OCC Affirms “Valid When Made” Doctrine

Client Alert

On May 29, 2020, the Office of the Comptroller of the Currency (OCC) issued its final rule affirming the “valid when made” doctrine for national banks and federal savings associations. Adopted as proposed, the final rule amends 12 C.F.R. § 7.4001 and 12 C.F.R. § 160.110 by adding a new paragraph to each, providing that interest on a loan that is permissible under 12 U.S.C. § 85 and 12 U.S.C. § 1463(g)(1), respectively, “shall not be affected by the sale, assignment, or other transfer of the loan.” The regulations will become effective on August 3, 2020.

In a statement releasing the final rule, acting Comptroller of the Currency Brian P. Brooks explained that the Second Circuit’s decision in Madden v.

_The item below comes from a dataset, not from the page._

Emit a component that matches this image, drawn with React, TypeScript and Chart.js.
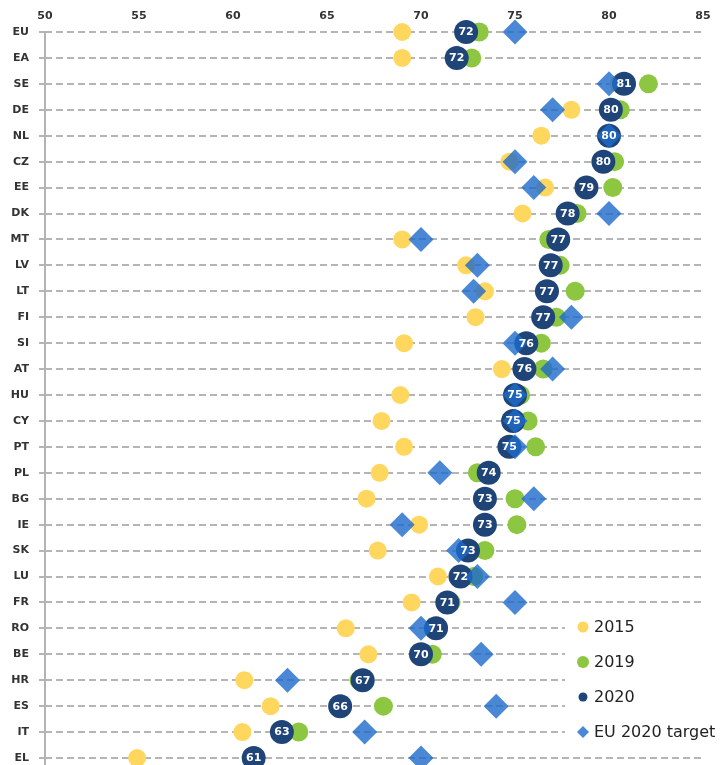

Midland Funding, LLC, 786 F.3d 246 (2d Cir. 2015), “creat[ed] legal uncertainty regarding the centuries old doctrine of valid when made.” Mr. Brooks further stated that the final “rule supports the orderly function of markets and promotes the availability of credit by answering the legal uncertainty created by the ‘Madden’ decision.”

What happened

The OCC considered and rejected several arguments raised by opponents of the proposed rule during the public comment period. First, the OCC denied that it lacks authority to issue the rule. The OCC explained that it has ample authority to interpret the National Bank Act, which permits national banks to make and sell loans. OCC interpretation was necessary due to the legal uncertainty caused by the Madden decision. The OCC also stated that Madden’s holding did not rely on or limit the scope of Section 85 and therefore did foreclose the rulemaking.

Second, the OCC dismissed comments that it failed to comply with the procedural requirements of the Dodd-Frank Act regarding pre-emption. The OCC explained that 12 U.S.C. § 25b is inapplicable for two reasons: (1) Section 25b only applies to pre-emption determinations, but the rulemaking interprets Section 85 and is not a pre-emption determination, and (2) the rulemaking also is outside of the scope of Section 25b, according to the OCC, because it expressly provides that it does not alter the authority conferred by Section 85.

Third, the OCC disposed of arguments the rulemaking was arbitrary or capricious. In response to arguments that the OCC did not provide evidence of the problem, the OCC explained that the problem that it sought to address was the legal uncertainty resulting from the Madden decision, as evidenced by the ongoing cases challenging the interest charges and comments from industry representatives. The OCC also disagreed with comments that the rule is arbitrary and capricious because it allegedly fails to consider the rule’s negative consequences, including the facilitation of predatory lending. The OCC explained that appropriate third-party relationships play an important role in the operations of banks and the economy and highlighted its guidance on managing the risks associated with those relationships. The OCC also explained that any disparity in applicable interest caps stems primarily from differences in state law which the rule does not change.

Additionally, many commenters requested guidance on the “true lender” theory, which has been used to attack bank partnership models by arguing that the nonbank partner, as opposed to the bank originating the loan, is the “true lender.” In response, the OCC stated that the true lender issue is outside the scope of the narrowly tailored rulemaking. However, Mr. Brooks has separately stated that the OCC “will work to clarify what true lender means.”

Why it matters

The final rule should have some immediate positive impact on credit availability, particularly in the Second Circuit, since it undermines the Madden decision. However, it is clear that the rule will be challenged by certain consumer groups, state attorneys general and state regulators, who previewed their litigation strategy in their comments on the proposed rule. Additionally, since the final rule does not directly address the true lender issue, such attacks on bank partnership models are not completely foreclosed.

Still, the promulgation of an unambiguous position on “valid when made” by the OCC after the Madden decision bolsters the bank partnership model and the securitization and debt collection industries. Investors and lenders to the marketplace lending industry will surely take comfort in the final rule, as the plaintiffs’ bar and state regulators now will face an uphill battle in challenging the “valid when made” doctrine.